History Erased – America’s Agricultural Legacy

Share

History Erased – America’s Agricultural Legacy

When looking back on the great empires of the world their legacies loom large in their ruins. China has the Great Wall, Egypt has the pyramids, Greece has the Parthenon and Rome has its Coliseum. Where will America’s farms be?

Sure all those other societies had farmers, but under systems of dictatorships & feudal rule the land was not their own and surely the yield wasn’t either. America spread out and grew predominantly because of individuals looking to build their life & the country’s, through agriculture. The railways would follow and so would an independent spirt that has shaped the ethos of this nation. But nothing lasts forever. Someday even the Great Pyramids will crumble.

Lost Americana was started as a way of preserving that history in photos. The that glimmer that still remains in some places from the golden age of farming in America. An era that has long since past. Its legacy is in the ruins of unused abandoned barns and the small towns that dot the prairies, no longer connected by rails that literally put some of those towns on the map.

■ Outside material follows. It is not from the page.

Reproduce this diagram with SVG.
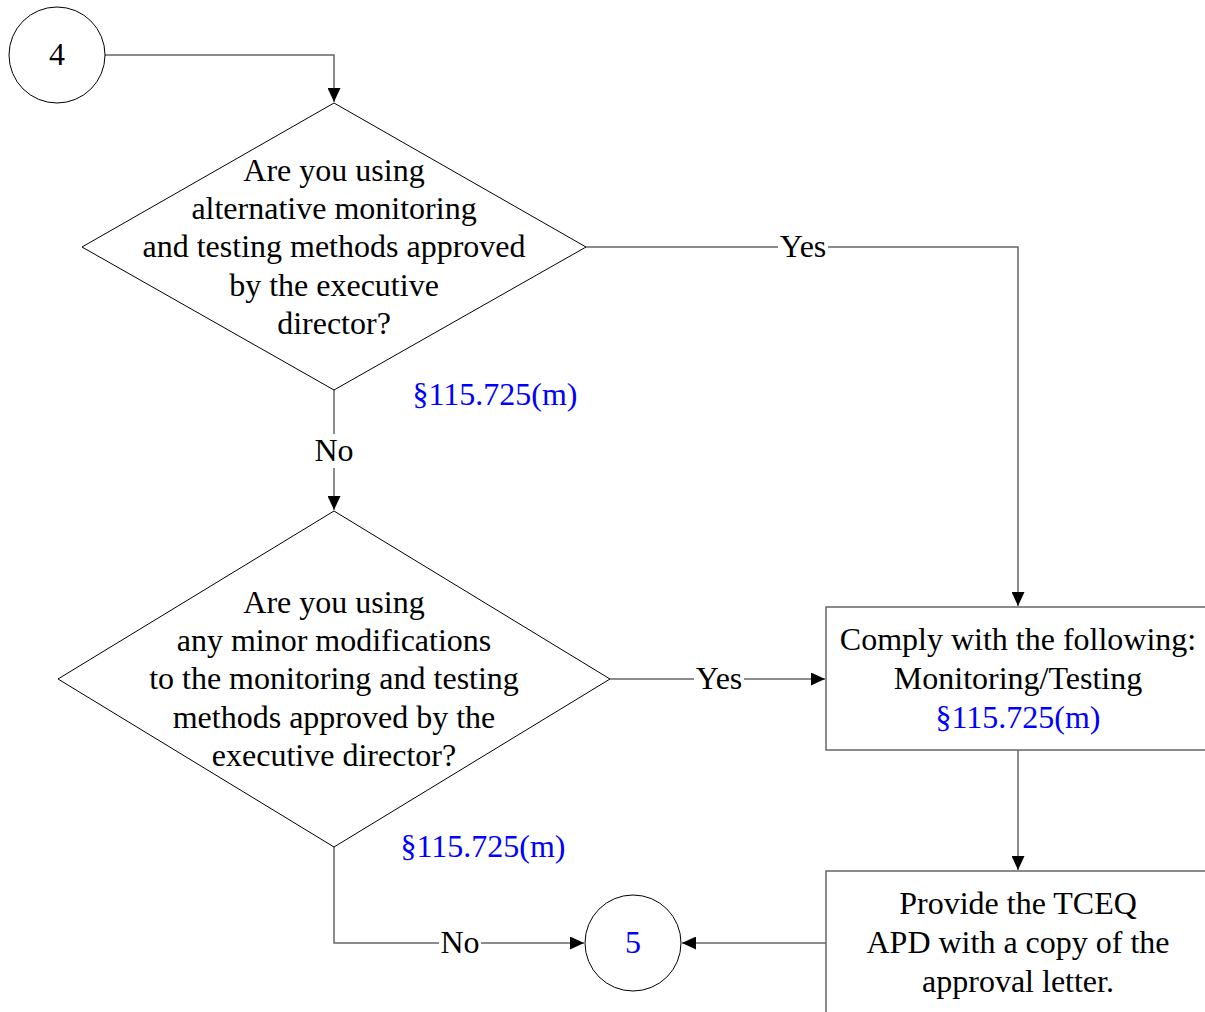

The Hale Bopp Comet will pass by Earth again in 4385. A long time, but yet only half the age of the Great Pyramids of Egypt.
Photo taken roughly April 7th, 1997.

One of the things that was very important to me when I first started documenting Lost Americana, was that the buildings had to be abandoned, or in ruins. I was after all telling the story of the ruins of America’s golden age of farming. This image, while one I have always loved, was only briefly shown with any collection I called “Lost Americana”, because while it was a barn, it was not abandoned, nor was it even old compared to the buildings I was typically shooting. If the sun was still up you’d be able to tell this was an aluminum sided barn that was still in use. The only reason I even have this image was because I was working on getting a similar shot from the abandoned home which sat right across this old stage coach road.

On Old Stage Road, along the old I&M Canal outside of Morris, Illinois. This house was what attracted me to photographing in this area, April 1997.

To no one’s surprise this old stone house has long since been removed. To my surprise the aluminum sided barn above has also been taken down. Maybe it was older that it looked. Maybe its usefulness, like so many buildings has past, and just like that two more place from America’s history have been erased. And this was just one small segment on opposite sides of a country road.

The irony in all of this is my inspiration to talk about this came about while scanning in film. Scanners have a function that helps remove dust & scratches from film. This automated function erased the comet in half of the images thinking it was dust and had I not been paying attention the Hale Bopp Comet too would have been erased from the history of this photo.

However, as you can see Hale Bopp is in these images and will be returning someday around the year 4385. A future that seems so far away, but weirdly enough is only half as long as the Great Pyramids have been around. I wonder, will they still be here? I’m pretty sure none of America’s barns will be though. Maybe just in pictures.

You can still see some of the dust in this image. Didn’t want to erase Hale Bopp again.

 

[A special note about “The Golden Age of Farming.” This is not a reference to efficiencies, or production, or in anyway diminishing those who are farming today, but to a period in American history when times were good on the farm and in the towns that supported the farms. This period is typically noted as happening in the 1910s, but the vision many people have in their minds of what rural America was stretches over the first part of the Twentieth Century.]